Problem to work on:
Search the data for the string "React" and gather each line it is in.

Material:
▬▬▬

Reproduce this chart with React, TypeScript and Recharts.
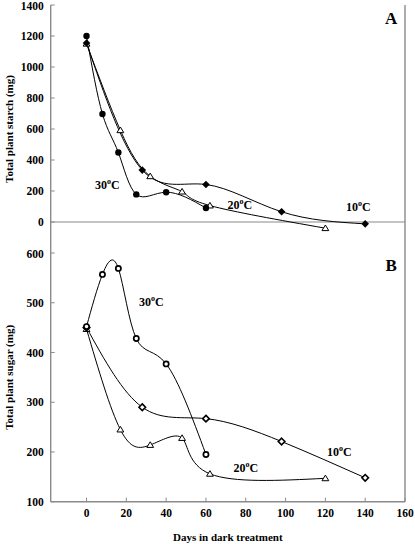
import React from "react";
import { LineChart, Line, XAxis, YAxis, ReferenceLine, ReferenceDot } from "recharts";

// days in dark treatment
const dayTicks = [0, 20, 40, 60, 80, 100, 120, 140, 160];
const starchTicks = [0, 200, 400, 600, 800, 1000, 1200, 1400];
const sugarTicks = [100, 200, 300, 400, 500, 600];

// panel A: total plant starch (mg)
const starch30 = [
  { day: 0, value: 1200 },
  { day: 8, value: 697 },
  { day: 16, value: 448 },
  { day: 25, value: 178 },
  { day: 40, value: 192 },
  { day: 60, value: 90 },
];
const starch20 = [
  { day: 0, value: 1150 },
  { day: 17, value: 592 },
  { day: 32, value: 295 },
  { day: 48, value: 196 },
  { day: 62, value: 106 },
  { day: 120, value: -40 },
];
const starch10 = [
  { day: 0, value: 1155 },
  { day: 28, value: 335 },
  { day: 60, value: 242 },
  { day: 98, value: 66 },
  { day: 140, value: -12 },
];

// panel B: total plant sugar (mg)
const sugar30 = [
  { day: 0, value: 452 },
  { day: 8, value: 557 },
  { day: 16, value: 569 },
  { day: 25, value: 428 },
  { day: 40, value: 377 },
  { day: 60, value: 195 },
];
const sugar20 = [
  { day: 0, value: 447 },
  { day: 17, value: 245 },
  { day: 32, value: 214 },
  { day: 48, value: 228 },
  { day: 62, value: 156 },
  { day: 120, value: 147 },
];
const sugar10 = [
  { day: 0, value: 450 },
  { day: 28, value: 290 },
  { day: 60, value: 267 },
  { day: 98, value: 221 },
  { day: 140, value: 148 },
];

// temperature annotations (data coordinates)
const starchNotes = [
  { temp: "30", day: 10.5, value: 240 },
  { temp: "20", day: 77, value: 110 },
  { temp: "10", day: 136.5, value: 97 },
];
const sugarNotes = [
  { temp: "30", day: 32.5, value: 501 },
  { temp: "20", day: 80, value: 167 },
  { temp: "10", day: 127, value: 199 },
];

const FONT = "'Liberation Serif', 'Times New Roman', serif";
const FRAME = "#8a8a8a";

const tickStyle = { fontFamily: FONT, fontWeight: 700, fontSize: 11.5, fill: "#000" };

const FilledCircle = (p: any) => <circle key={p.index} cx={p.cx} cy={p.cy} r={3.2} fill="#000" />;
const OpenCircle = (p: any) => (
  <circle key={p.index} cx={p.cx} cy={p.cy} r={2.6} fill="#fff" stroke="#000" strokeWidth={1.7} />
);
const diamondPath = (cx: number, cy: number, s: number) =>
  `M${cx},${cy - s}L${cx + s},${cy}L${cx},${cy + s}L${cx - s},${cy}Z`;
const FilledDiamond = (p: any) => <path key={p.index} d={diamondPath(p.cx, p.cy, 3.8)} fill="#000" />;
const OpenDiamond = (p: any) => (
  <path key={p.index} d={diamondPath(p.cx, p.cy, 3.3)} fill="#fff" stroke="#000" strokeWidth={1.6} />
);
const OpenTriangle = (p: any) => (
  <path
    key={p.index}
    d={`M${p.cx},${p.cy - 3.2}L${p.cx + 3.4},${p.cy + 2.4}L${p.cx - 3.4},${p.cy + 2.4}Z`}
    fill="#fff"
    stroke="#000"
    strokeWidth={1}
  />
);

const TempLabel = ({ viewBox, temp }: any) => {
  const x = viewBox.x + viewBox.width / 2;
  const y = viewBox.y + viewBox.height / 2;
  return (
    <text x={x} y={y + 4} textAnchor="middle" fontFamily={FONT} fontWeight={700} fontSize={12} fill="#000">
      {temp}
      <tspan dy={-5} fontSize={8}>o</tspan>
      <tspan dy={5}>C</tspan>
    </text>
  );
};

const PanelLetter = ({ viewBox, letter }: any) => (
  <text
    x={viewBox.x + viewBox.width / 2}
    y={viewBox.y + viewBox.height / 2 + 6}
    textAnchor="middle"
    fontFamily={FONT}
    fontWeight={700}
    fontSize={17}
    fill="#000"
  >
    {letter}
  </text>
);

const frameAxes = (domain: number[], yTicks: number[], title: string, showX: boolean) => [
  <XAxis
    key="xb"
    xAxisId={0}
    dataKey="day"
    type="number"
    domain={[-18, 160]}
    ticks={dayTicks}
    allowDataOverflow
    tick={showX ? tickStyle : false}
    tickSize={-4}
    tickMargin={11}
    height={showX ? 42.3 : 0}
    axisLine={{ stroke: FRAME, strokeWidth: 1.4 }}
    tickLine={{ stroke: FRAME }}
    label={
      showX
        ? {
            value: "Days in dark treatment",
            position: "insideBottom",
            offset: 3,
            style: { fontFamily: FONT, fontWeight: 700, fontSize: 11, fill: "#000" },
          }
        : undefined
    }
  />,
  <XAxis
    key="xt"
    xAxisId="top"
    orientation="top"
    dataKey="day"
    type="number"
    domain={[-18, 160]}
    ticks={dayTicks}
    allowDataOverflow
    tick={false}
    tickSize={-4}
    height={0}
    axisLine={{ stroke: FRAME, strokeWidth: 1.4 }}
    tickLine={{ stroke: FRAME }}
  />,
  <YAxis
    key="yl"
    yAxisId={0}
    type="number"
    domain={domain}
    ticks={yTicks}
    allowDataOverflow
    tick={tickStyle}
    tickSize={-4}
    tickMargin={11}
    width={50.7}
    axisLine={{ stroke: FRAME, strokeWidth: 1.4 }}
    tickLine={{ stroke: FRAME }}
    label={{
      value: title,
      angle: -90,
      position: "insideLeft",
      offset: 9,
      style: { textAnchor: "middle", fontFamily: FONT, fontWeight: 700, fontSize: 11, fill: "#000" },
    }}
  />,
  <YAxis
    key="yr"
    yAxisId="right"
    orientation="right"
    type="number"
    domain={domain}
    ticks={yTicks}
    allowDataOverflow
    tick={false}
    tickSize={-4}
    width={10}
    axisLine={{ stroke: FRAME, strokeWidth: 1.4 }}
    tickLine={{ stroke: FRAME }}
  />,
];

export default function App() {
  return (
    <div style={{ position: "absolute", left: 0, top: 0, width: 415, height: 544, background: "#fff" }}>
      <div style={{ position: "absolute", left: 0, top: 0 }}>
        <LineChart width={415} height={258} margin={{ top: 5, right: 0, bottom: 5, left: 0 }}>
          {frameAxes([-200, 1400], starchTicks, "Total plant starch (mg)", false)}
          <ReferenceLine y={0} stroke="#b0b0b0" strokeWidth={1.4} />
          <Line data={starch20} dataKey="value" type="natural" stroke="#000" strokeWidth={1} dot={OpenTriangle} isAnimationActive={false} />
          <Line data={starch10} dataKey="value" type="natural" stroke="#000" strokeWidth={1} dot={FilledDiamond} isAnimationActive={false} />
          <Line data={starch30} dataKey="value" type="natural" stroke="#000" strokeWidth={1} dot={FilledCircle} isAnimationActive={false} />
          {starchNotes.map((n) => (
            <ReferenceDot key={n.temp} x={n.day} y={n.value} r={0} label={<TempLabel temp={n.temp} />} />
          ))}
          <ReferenceDot x={153} y={1316} r={0} label={<PanelLetter letter="A" />} />
        </LineChart>
      </div>
      <div style={{ position: "absolute", left: 0, top: 248 }}>
        <LineChart width={415} height={296} margin={{ top: 5, right: 0, bottom: 0, left: 0 }}>
          {frameAxes([100, 600], sugarTicks, "Total plant sugar (mg)", true)}
          <Line data={sugar20} dataKey="value" type="natural" stroke="#000" strokeWidth={1} dot={OpenTriangle} isAnimationActive={false} />
          <Line data={sugar10} dataKey="value" type="natural" stroke="#000" strokeWidth={1} dot={OpenDiamond} isAnimationActive={false} />
          <Line data={sugar30} dataKey="value" type="natural" stroke="#000" strokeWidth={1} dot={OpenCircle} isAnimationActive={false} />
          {sugarNotes.map((n) => (
            <ReferenceDot key={n.temp} x={n.day} y={n.value} r={0} label={<TempLabel temp={n.temp} />} />
          ))}
          <ReferenceDot x={153} y={576} r={0} label={<PanelLetter letter="B" />} />
        </LineChart>
      </div>
    </div>
  );
}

▬▬▬

Solution for this problem:
Reproduce this chart with React, TypeScript and Recharts.
import React from "react";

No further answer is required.